**Directive:** Faithfully return all lines, omitting every embedded picture.

--- BEGIN Provided data ---

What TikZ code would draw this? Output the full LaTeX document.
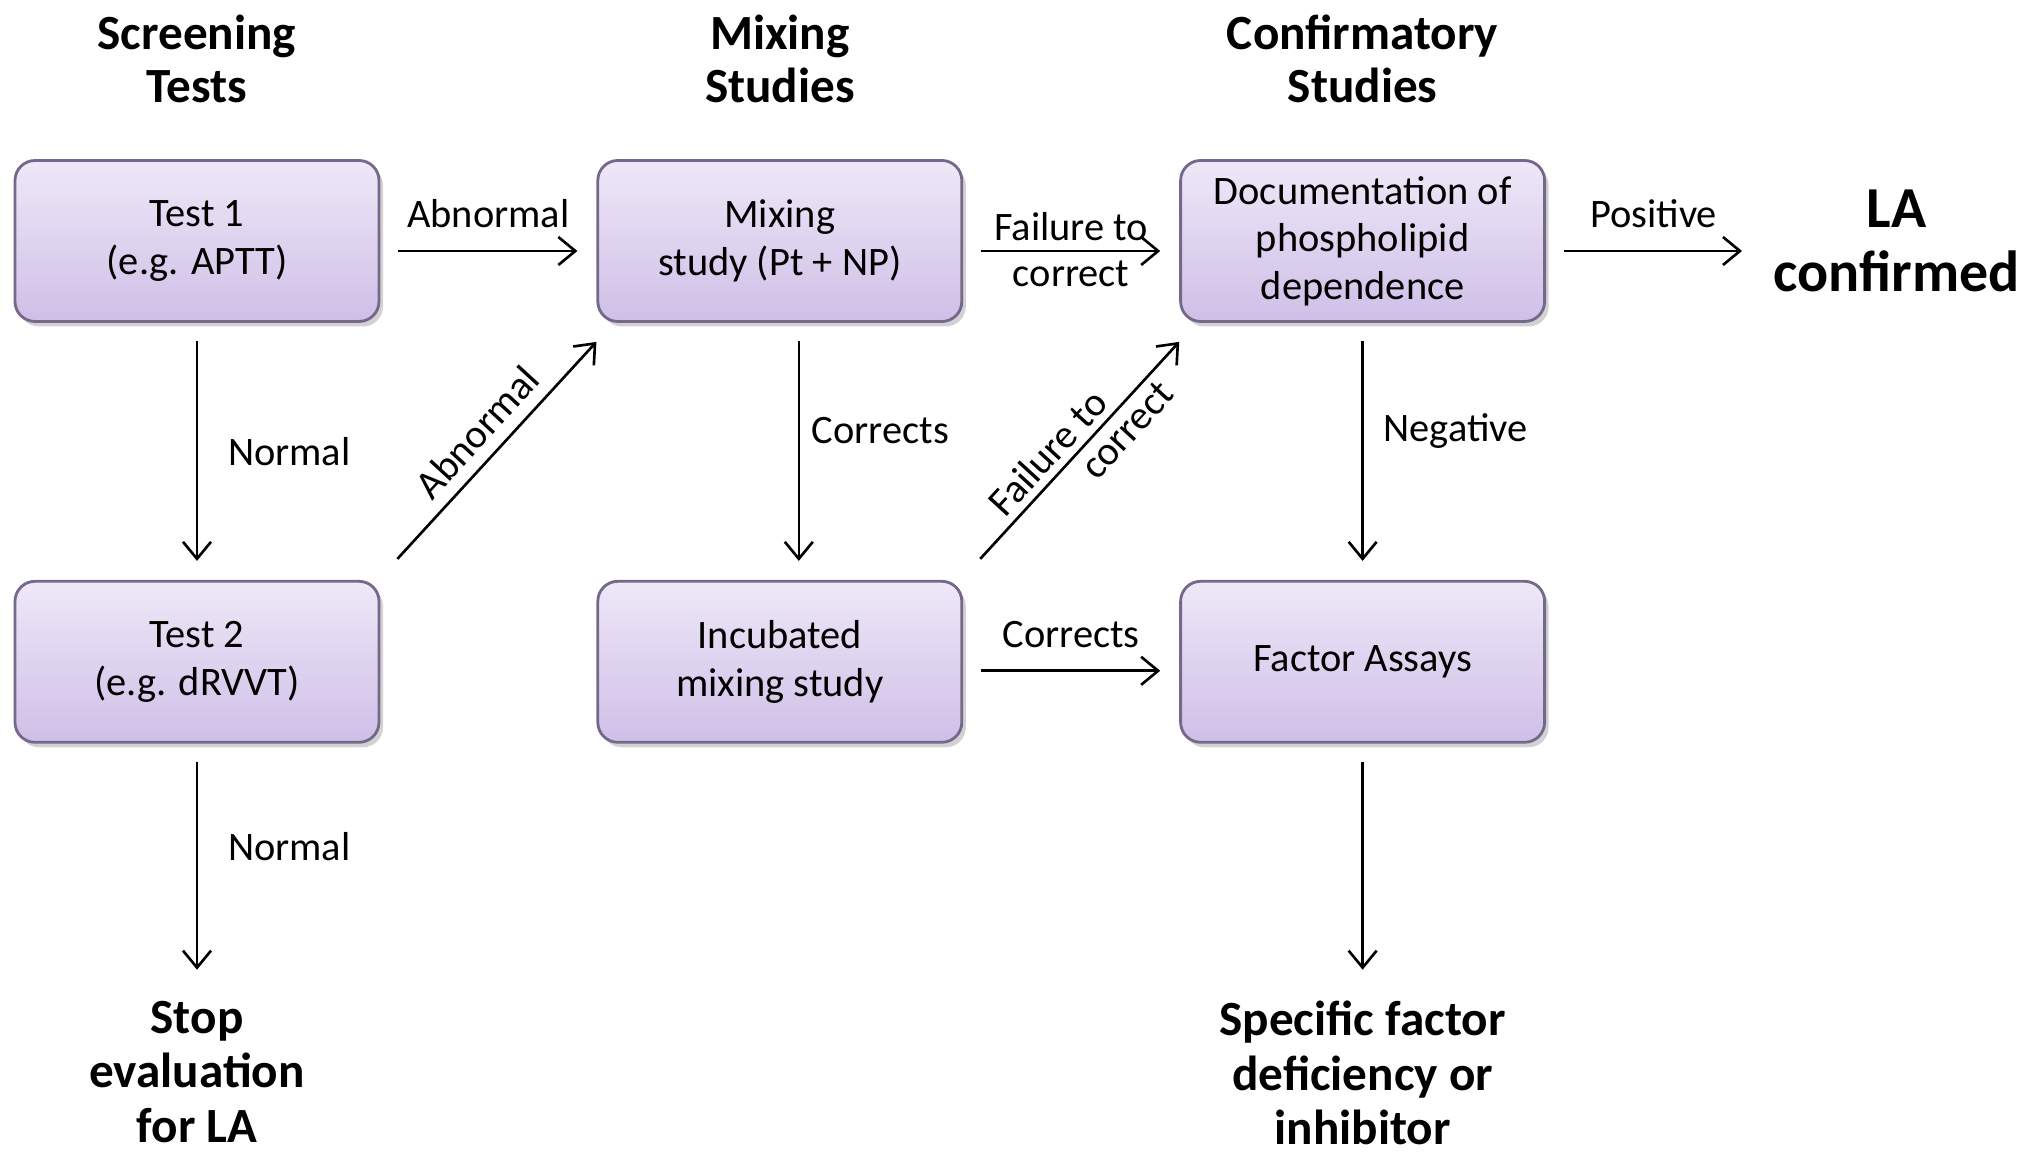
\documentclass[tikz,border=0pt]{standalone}
\usepackage{fontspec}
\setmainfont{Carlito}
\usetikzlibrary{positioning,shadows,arrows.meta}

\definecolor{boxtop}{HTML}{EEE8F8}
\definecolor{boxbot}{HTML}{CFBFE7}
\definecolor{boxline}{HTML}{76688A}

\tikzstyle{box} = [rectangle, rounded corners=0.2cm, minimum width=3.64cm, minimum height=1.61cm, text centered, align=center, draw=boxline, thick, top color=boxtop, bottom color=boxbot, drop shadow={shadow xshift=0.04cm, shadow yshift=-0.05cm, opacity=0.35}, font=\fontsize{11.5}{13.5}\selectfont]
\tikzstyle{heading} = [align=center, font=\fontsize{14}{15}\selectfont\bfseries]
\tikzstyle{outcome} = [align=center, font=\fontsize{14}{15.5}\selectfont\bfseries]
\tikzstyle{lbl} = [font=\fontsize{11.5}{13.5}\selectfont, align=center]
\tikzstyle{link} = [line width=0.75pt,->,>={Straight Barb[length=0.17cm,width=0.28cm]}]
\tikzstyle{arrow} = [link,shorten <=0.18cm,shorten >=0.19cm]

\begin{document}
\begin{tikzpicture}[node distance=2.57cm and 2.16cm]

\useasboundingbox[fill=white] (0,0) rectangle (20.17,-11.53);

% boxes
\node (test1) [box] at (1.97,-2.41) {Test 1\\(e.g. APTT)};
\node (mixing) [box, right=of test1] {Mixing\\study (Pt + NP)};
\node (phospho) [box, right=of mixing] {Documentation of\\phospholipid\\dependence};
\node (test2) [box, below=of test1] {Test 2\\(e.g. dRVVT)};
\node (incub) [box, below=of mixing] {Incubated\\mixing study};
\node (factor) [box, below=of phospho] {Factor Assays};

% headings
\node (hscreen) [heading, above=0.44cm of test1] {Screening\\Tests};
\node (hmixing) [heading, above=0.44cm of mixing] {Mixing\\Studies};
\node (hconfirm) [heading, above=0.44cm of phospho] {Confirmatory\\Studies};

% outcomes
\node (confirmed) [outcome, right=2.15cm of phospho, font=\fontsize{16.5}{18}\selectfont\bfseries] {LA\\confirmed};
\node (stop) [outcome, below=2.45cm of test2] {Stop\\evaluation\\for LA};
\node (specific) [outcome, below=2.45cm of factor] {Specific factor\\deficiency or\\inhibitor};

% connectors
\draw [arrow] ([yshift=-0.1cm]test1.east) -- node[lbl, above=0.1cm] {Abnormal} ([yshift=-0.1cm]mixing.west);
\draw [arrow] ([yshift=-0.1cm]mixing.east) -- node[lbl, above, inner sep=2.5pt] {Failure to} node[lbl, below, inner sep=2.5pt] {correct} ([yshift=-0.1cm]phospho.west);
\draw [arrow] ([yshift=-0.1cm]phospho.east) -- node[lbl, above=0.1cm] {Positive} ([yshift=-0.1cm]confirmed.west);
\draw [arrow] (test1) -- node[lbl, right=0.18cm] {Normal} (test2);
\draw [arrow] (test2) -- node[lbl, right=0.18cm, pos=0.42] {Normal} (stop);
\draw [arrow] ([xshift=0.19cm]mixing.south) -- node[lbl, right, pos=0.42] {Corrects} ([xshift=0.19cm]incub.north);
\draw [arrow] (phospho) -- node[lbl, right=0.08cm, pos=0.42] {Negative} (factor);
\draw [arrow] ([yshift=-0.09cm]incub.east) -- node[lbl, above=0.1cm] {Corrects} ([yshift=-0.09cm]factor.west);
\draw [arrow] (factor) -- (specific);
\draw [link] ([shift={(0.17,0.21)}]test2.north east) -- node[lbl, above, sloped] {Abnormal} ([yshift=-0.19cm]mixing.south west);
\draw [link] ([shift={(0.17,0.21)}]incub.north east) -- node[lbl, above, sloped, pos=0.42, inner sep=2pt] {Failure to} node[lbl, below, sloped, pos=0.66, inner sep=2pt] {correct} ([yshift=-0.19cm]phospho.south west);

\end{tikzpicture}
\end{document}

--- END Provided data ---

**Answer in full:**
What TikZ code would draw this? Output the full LaTeX document.
\documentclass[tikz,border=0pt]{standalone}
\usepackage{fontspec}
\setmainfont{Carlito}
\usetikzlibrary{positioning,shadows,arrows.meta}

\definecolor{boxtop}{HTML}{EEE8F8}
\definecolor{boxbot}{HTML}{CFBFE7}
\definecolor{boxline}{HTML}{76688A}

\tikzstyle{box} = [rectangle, rounded corners=0.2cm, minimum width=3.64cm, minimum height=1.61cm, text centered, align=center, draw=boxline, thick, top color=boxtop, bottom color=boxbot, drop shadow={shadow xshift=0.04cm, shadow yshift=-0.05cm, opacity=0.35}, font=\fontsize{11.5}{13.5}\selectfont]
\tikzstyle{heading} = [align=center, font=\fontsize{14}{15}\selectfont\bfseries]
\tikzstyle{outcome} = [align=center, font=\fontsize{14}{15.5}\selectfont\bfseries]
\tikzstyle{lbl} = [font=\fontsize{11.5}{13.5}\selectfont, align=center]
\tikzstyle{link} = [line width=0.75pt,->,>={Straight Barb[length=0.17cm,width=0.28cm]}]
\tikzstyle{arrow} = [link,shorten <=0.18cm,shorten >=0.19cm]

\begin{document}
\begin{tikzpicture}[node distance=2.57cm and 2.16cm]

\useasboundingbox[fill=white] (0,0) rectangle (20.17,-11.53);

% boxes
\node (test1) [box] at (1.97,-2.41) {Test 1\\(e.g. APTT)};
\node (mixing) [box, right=of test1] {Mixing\\study (Pt + NP)};
\node (phospho) [box, right=of mixing] {Documentation of\\phospholipid\\dependence};
\node (test2) [box, below=of test1] {Test 2\\(e.g. dRVVT)};
\node (incub) [box, below=of mixing] {Incubated\\mixing study};
\node (factor) [box, below=of phospho] {Factor Assays};

% headings
\node (hscreen) [heading, above=0.44cm of test1] {Screening\\Tests};
\node (hmixing) [heading, above=0.44cm of mixing] {Mixing\\Studies};
\node (hconfirm) [heading, above=0.44cm of phospho] {Confirmatory\\Studies};

% outcomes
\node (confirmed) [outcome, right=2.15cm of phospho, font=\fontsize{16.5}{18}\selectfont\bfseries] {LA\\confirmed};
\node (stop) [outcome, below=2.45cm of test2] {Stop\\evaluation\\for LA};
\node (specific) [outcome, below=2.45cm of factor] {Specific factor\\deficiency or\\inhibitor};

% connectors
\draw [arrow] ([yshift=-0.1cm]test1.east) -- node[lbl, above=0.1cm] {Abnormal} ([yshift=-0.1cm]mixing.west);
\draw [arrow] ([yshift=-0.1cm]mixing.east) -- node[lbl, above, inner sep=2.5pt] {Failure to} node[lbl, below, inner sep=2.5pt] {correct} ([yshift=-0.1cm]phospho.west);
\draw [arrow] ([yshift=-0.1cm]phospho.east) -- node[lbl, above=0.1cm] {Positive} ([yshift=-0.1cm]confirmed.west);
\draw [arrow] (test1) -- node[lbl, right=0.18cm] {Normal} (test2);
\draw [arrow] (test2) -- node[lbl, right=0.18cm, pos=0.42] {Normal} (stop);
\draw [arrow] ([xshift=0.19cm]mixing.south) -- node[lbl, right, pos=0.42] {Corrects} ([xshift=0.19cm]incub.north);
\draw [arrow] (phospho) -- node[lbl, right=0.08cm, pos=0.42] {Negative} (factor);
\draw [arrow] ([yshift=-0.09cm]incub.east) -- node[lbl, above=0.1cm] {Corrects} ([yshift=-0.09cm]factor.west);
\draw [arrow] (factor) -- (specific);
\draw [link] ([shift={(0.17,0.21)}]test2.north east) -- node[lbl, above, sloped] {Abnormal} ([yshift=-0.19cm]mixing.south west);
\draw [link] ([shift={(0.17,0.21)}]incub.north east) -- node[lbl, above, sloped, pos=0.42, inner sep=2pt] {Failure to} node[lbl, below, sloped, pos=0.66, inner sep=2pt] {correct} ([yshift=-0.19cm]phospho.south west);

\end{tikzpicture}
\end{document}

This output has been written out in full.